--- start of COLLECTED DATA ---

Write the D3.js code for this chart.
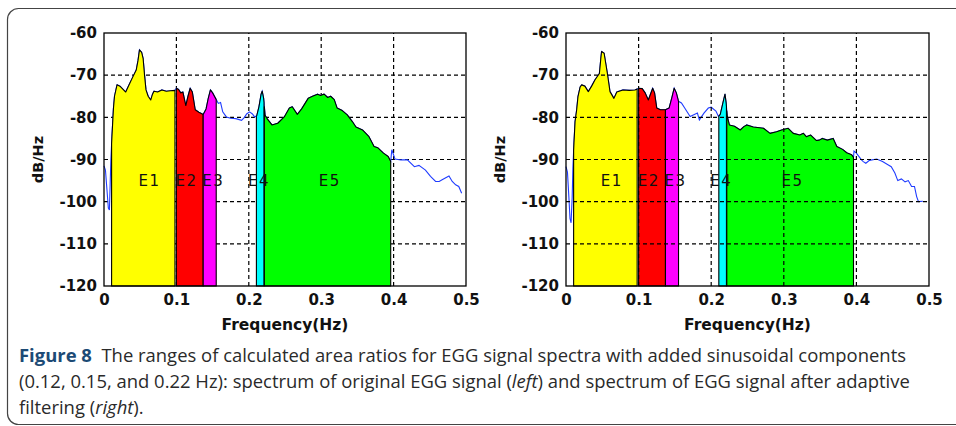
<!DOCTYPE html>
<html><head><meta charset="utf-8">
<script src="https://cdn.jsdelivr.net/npm/d3@7"></script>
<style>
html,body{margin:0;padding:0;background:#fff;}
#wrap{position:relative;width:956px;height:426px;overflow:hidden;}
svg{display:block;position:absolute;left:0;top:0;}
#caption{position:absolute;left:19px;top:342px;font-family:'Open Sans',sans-serif;font-size:18.5px;line-height:26px;color:#2a2a2a;transform-origin:0 0;white-space:nowrap;}
#caption .fig{font-weight:bold;color:#1c4a75;}
#caption span.ln{display:inline-block;}
</style></head>
<body>
<div id="wrap">
<svg id="chart" width="956" height="426"></svg>
<div id="caption"></div>
</div>
<script>
// ---- data ----
const xTicks = [0, 0.1, 0.2, 0.3, 0.4, 0.5];
const yTicks = [-60, -70, -80, -90, -100, -110, -120];
const bandNames = ["E1", "E2", "E3", "E4", "E5"];
const bandStart = [0.0105, 0.1, 0.137, 0.2105, 0.2215];
const bandEnd   = [0.098, 0.137, 0.155, 0.221, 0.396];
const bandColors = ["#ffff00", "#ff0000", "#ff00ff", "#00ffff", "#00ff00"];
const labelFreq = [0.063, 0.114, 0.151, 0.214, 0.312];
const labelDb = -95;

// original EGG spectrum (left)
const leftFreq = [0,0.002,0.004,0.006,0.0075,0.0085,0.0095,0.011,0.013,0.0145,0.018,0.022,0.026,0.030,0.034,0.039,0.0445,0.047,0.049,0.052,0.054,0.056,0.058,0.061,0.0645,0.067,0.069,0.074,0.08,0.086,0.092,0.098,0.1,0.103,0.106,0.109,0.113,0.116,0.119,0.122,0.126,0.131,0.137,0.141,0.144,0.147,0.15,0.155,0.158,0.161,0.164,0.169,0.175,0.182,0.19,0.194,0.197,0.201,0.205,0.208,0.211,0.214,0.217,0.2185,0.2205,0.2225,0.226,0.232,0.24,0.249,0.256,0.26,0.267,0.273,0.282,0.288,0.295,0.299,0.304,0.309,0.313,0.318,0.322,0.329,0.336,0.343,0.348,0.357,0.366,0.373,0.378,0.386,0.3925,0.396,0.3975,0.402,0.41,0.419,0.4287,0.435,0.444,0.451,0.458,0.463,0.467,0.4765,0.481,0.4857,0.49,0.494];
const leftDb = [-91.5,-92.5,-97,-101.5,-102,-96,-90,-84.5,-78,-75,-72.3,-72.6,-73.3,-74,-72.5,-70.7,-68.8,-66.5,-64,-64.6,-66,-70,-73.5,-75,-75.9,-74.5,-73.8,-74,-73.5,-73.8,-73.7,-73.6,-73.1,-73.4,-74.2,-74,-77.2,-75,-73.1,-74,-78.2,-78.8,-79.3,-78,-75.5,-73.5,-74.2,-75.8,-76.7,-76.5,-78.7,-79.9,-80.2,-80.3,-80.7,-80,-79.2,-78.7,-79.2,-79.9,-79.6,-77.5,-74.5,-73.8,-75.5,-79.5,-80.5,-81.8,-81.4,-79.9,-77.8,-77.5,-79.3,-78,-75.5,-75,-74.5,-74.8,-74.5,-75.3,-75,-75.8,-77.8,-78.4,-79.4,-81,-82.3,-83,-84.6,-86.9,-87.2,-88.5,-89.3,-90.5,-87.7,-89.9,-90.1,-90.1,-91.7,-91.4,-92.5,-94,-95.2,-95.2,-94.8,-93.9,-95.2,-96,-96.4,-98];

// spectrum after adaptive filtering (right)
const rightFreq = [0,0.002,0.004,0.0055,0.007,0.0085,0.0095,0.011,0.0125,0.0147,0.0165,0.0195,0.0216,0.026,0.0307,0.0353,0.04,0.046,0.048,0.049,0.0525,0.057,0.0606,0.066,0.07,0.0785,0.087,0.095,0.1,0.105,0.109,0.1134,0.1194,0.122,0.125,0.13,0.137,0.142,0.146,0.149,0.152,0.155,0.159,0.1635,0.171,0.176,0.181,0.1837,0.19,0.196,0.2,0.2065,0.21,0.2125,0.217,0.219,0.2205,0.2222,0.225,0.232,0.24,0.245,0.249,0.258,0.272,0.281,0.29,0.297,0.306,0.313,0.322,0.327,0.331,0.337,0.345,0.349,0.353,0.36,0.368,0.373,0.381,0.3866,0.3935,0.396,0.3967,0.4,0.407,0.4095,0.413,0.418,0.428,0.436,0.444,0.448,0.453,0.457,0.462,0.467,0.4715,0.476,0.48,0.483,0.4855,0.4915];
const rightDb = [-91.7,-93,-99,-104,-105,-99,-92,-86,-81,-78.2,-75.1,-72.8,-72.3,-72.6,-73.9,-72.6,-71.1,-69.6,-66,-64.4,-64.8,-69.6,-73.9,-75.5,-74,-73.5,-73.6,-73.5,-73.1,-73.2,-74.2,-75.9,-73.1,-74.2,-77.8,-78.2,-78.2,-77.8,-75.2,-73.1,-74.2,-76.2,-76.6,-77.8,-79.8,-79.4,-79,-80.6,-79,-77.8,-77.6,-78.5,-79.8,-79.3,-75.9,-74.5,-76.5,-79.8,-81.8,-82.1,-83,-82.2,-81.8,-82.3,-82.6,-83.8,-83.4,-83,-82.6,-83.8,-84.2,-83.8,-84.6,-84.2,-85.5,-85.4,-85,-85.4,-85,-86.9,-87.6,-88.4,-88.9,-89.5,-88,-88.5,-90.1,-90.5,-90.9,-90.2,-89.9,-90.5,-91.3,-91.7,-93.2,-95,-94.6,-95.3,-95,-96.4,-96.4,-98.8,-100,-99.9];

const captionLines = [
  [{t:"Figure 8", b:true}, {t:"\u00a0 The ranges of calculated area ratios for EGG signal spectra with added sinusoidal components"}],
  [{t:"(0.12, 0.15, and 0.22 Hz): spectrum of original EGG signal ("}, {t:"left", i:true}, {t:") and spectrum of EGG signal after adaptive"}],
  [{t:"filtering ("}, {t:"right", i:true}, {t:")."}]
];

// ---- drawing ----
const svg = d3.select("#chart");

// outer frame
svg.append("rect").attr("x", 7.5).attr("y", 8.5).attr("width", 1000).attr("height", 416)
  .attr("rx", 11).attr("ry", 11).attr("fill", "none").attr("stroke", "#444").attr("stroke-width", 1.2);

const Y0 = 33, Y1 = 286;
const AXFONT = "'DejaVu Sans', sans-serif";

function interp(freq, db, f) {
  const i = d3.bisectRight(freq, f);
  if (i <= 0) return db[0];
  if (i >= freq.length) return db[db.length - 1];
  const t = (f - freq[i-1]) / (freq[i] - freq[i-1]);
  return db[i-1] + t * (db[i] - db[i-1]);
}

function drawPanel(x0, x1, freq, db, gridOnTop) {
  const x = d3.scaleLinear().domain([0, 0.5]).range([x0, x1]);
  const y = d3.scaleLinear().domain([-120, -60]).range([Y1, Y0]);
  const g = svg.append("g");
  const pts = freq.map((f, i) => [f, db[i]]);

  function drawGrid() {
    const gg = g.append("g").attr("stroke", "#000").attr("stroke-width", 1.2)
      .attr("stroke-dasharray", "4,3").attr("fill", "none");
    xTicks.filter(v => v > 0 && v < 0.5).forEach(v => {
      gg.append("line").attr("x1", x(v)).attr("x2", x(v)).attr("y1", y(-120)).attr("y2", y(-60));
    });
    yTicks.filter(v => v > -120 && v < -60).forEach(v => {
      gg.append("line").attr("y1", y(v)).attr("y2", y(v)).attr("x1", x(0)).attr("x2", x(0.5));
    });
  }

  if (!gridOnTop) drawGrid();

  // blue spectrum line
  const line = d3.line().x(d => x(d[0])).y(d => y(d[1]));
  g.append("path").datum(pts).attr("d", line)
    .attr("fill", "none").attr("stroke", "#1f3cff").attr("stroke-width", 1.1);

  // band areas
  bandNames.forEach((name, k) => {
    const a = bandStart[k], b = bandEnd[k];
    const poly = [[a, -120], [a, interp(freq, db, a)]];
    pts.forEach(p => { if (p[0] > a && p[0] < b) poly.push(p); });
    poly.push([b, interp(freq, db, b)]);
    poly.push([b, -120]);
    g.append("path").datum(poly)
      .attr("d", d3.line().x(d => x(d[0])).y(d => y(d[1]))(poly) + "Z")
      .attr("fill", bandColors[k]).attr("stroke", "#000").attr("stroke-width", 1.1)
      .attr("stroke-linejoin", "round");
  });

  if (gridOnTop) drawGrid();

  // band labels
  bandNames.forEach((name, k) => {
    g.append("text").attr("x", x(labelFreq[k])).attr("y", y(labelDb))
      .attr("text-anchor", "middle").attr("dominant-baseline", "central")
      .attr("font-family", AXFONT).attr("font-size", 15).attr("letter-spacing", 1.5)
      .attr("fill", "#111").text(name);
  });

  // box
  g.append("rect").attr("x", x0).attr("y", Y0).attr("width", x1 - x0).attr("height", Y1 - Y0)
    .attr("fill", "none").attr("stroke", "#000").attr("stroke-width", 1.3);

  // axes
  const ax = g.append("g").attr("transform", `translate(0,${Y1})`)
    .call(d3.axisBottom(x).tickValues(xTicks).tickFormat(d => d === 0 ? "0" : d.toFixed(1)).tickSize(0).tickPadding(8));
  const ay = g.append("g").attr("transform", `translate(${x0},0)`)
    .call(d3.axisLeft(y).tickValues(yTicks).tickFormat(d => String(d)).tickSize(0).tickPadding(7));
  [ax, ay].forEach(a => {
    a.select(".domain").remove();
    a.selectAll("text").attr("font-family", AXFONT).attr("font-weight", "bold")
      .attr("font-size", 15).attr("fill", "#111");
  });
  ax.selectAll("text").attr("dy", "0.75em");

  g.append("text").attr("x", (x0 + x1) / 2).attr("y", 325).attr("text-anchor", "middle")
    .attr("dominant-baseline", "central")
    .attr("font-family", AXFONT).attr("font-weight", "bold").attr("font-size", 15.5)
    .attr("fill", "#111").text("Frequency(Hz)");
  g.append("text").attr("transform", `translate(${x0 - 66},${(Y0 + Y1) / 2}) rotate(-90)`)
    .attr("text-anchor", "middle").attr("dominant-baseline", "central")
    .attr("font-family", AXFONT).attr("font-weight", "bold").attr("font-size", 14.5)
    .attr("fill", "#111").text("dB/Hz");
}

drawPanel(104, 466, leftFreq, leftDb, false);
drawPanel(566, 929, rightFreq, rightDb, true);

// caption (HTML, condensed horizontally to the reference's line width)
const cap = d3.select("#caption");
captionLines.forEach(parts => {
  const ln = cap.append("div").append("span").attr("class", "ln");
  parts.forEach(p => {
    const s = ln.append("span").text(p.t);
    if (p.b) s.attr("class", "fig");
    if (p.i) s.style("font-style", "italic");
  });
});
const w0 = cap.select("span.ln").node().getBoundingClientRect().width;
cap.style("transform", `scaleX(${887 / w0})`);
</script>
</body></html>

--- end of COLLECTED DATA ---

* [REQUIRED TASK]
With the pictures left out, restate word for word every line of the data above, from the first down to the line that contains "const labelDb = -95;".

* [THE RESULT]
Write the D3.js code for this chart.
<!DOCTYPE html>
<html><head><meta charset="utf-8">
<script src="https://cdn.jsdelivr.net/npm/d3@7"></script>
<style>
html,body{margin:0;padding:0;background:#fff;}
#wrap{position:relative;width:956px;height:426px;overflow:hidden;}
svg{display:block;position:absolute;left:0;top:0;}
#caption{position:absolute;left:19px;top:342px;font-family:'Open Sans',sans-serif;font-size:18.5px;line-height:26px;color:#2a2a2a;transform-origin:0 0;white-space:nowrap;}
#caption .fig{font-weight:bold;color:#1c4a75;}
#caption span.ln{display:inline-block;}
</style></head>
<body>
<div id="wrap">
<svg id="chart" width="956" height="426"></svg>
<div id="caption"></div>
</div>
<script>
// ---- data ----
const xTicks = [0, 0.1, 0.2, 0.3, 0.4, 0.5];
const yTicks = [-60, -70, -80, -90, -100, -110, -120];
const bandNames = ["E1", "E2", "E3", "E4", "E5"];
const bandStart = [0.0105, 0.1, 0.137, 0.2105, 0.2215];
const bandEnd   = [0.098, 0.137, 0.155, 0.221, 0.396];
const bandColors = ["#ffff00", "#ff0000", "#ff00ff", "#00ffff", "#00ff00"];
const labelFreq = [0.063, 0.114, 0.151, 0.214, 0.312];
const labelDb = -95;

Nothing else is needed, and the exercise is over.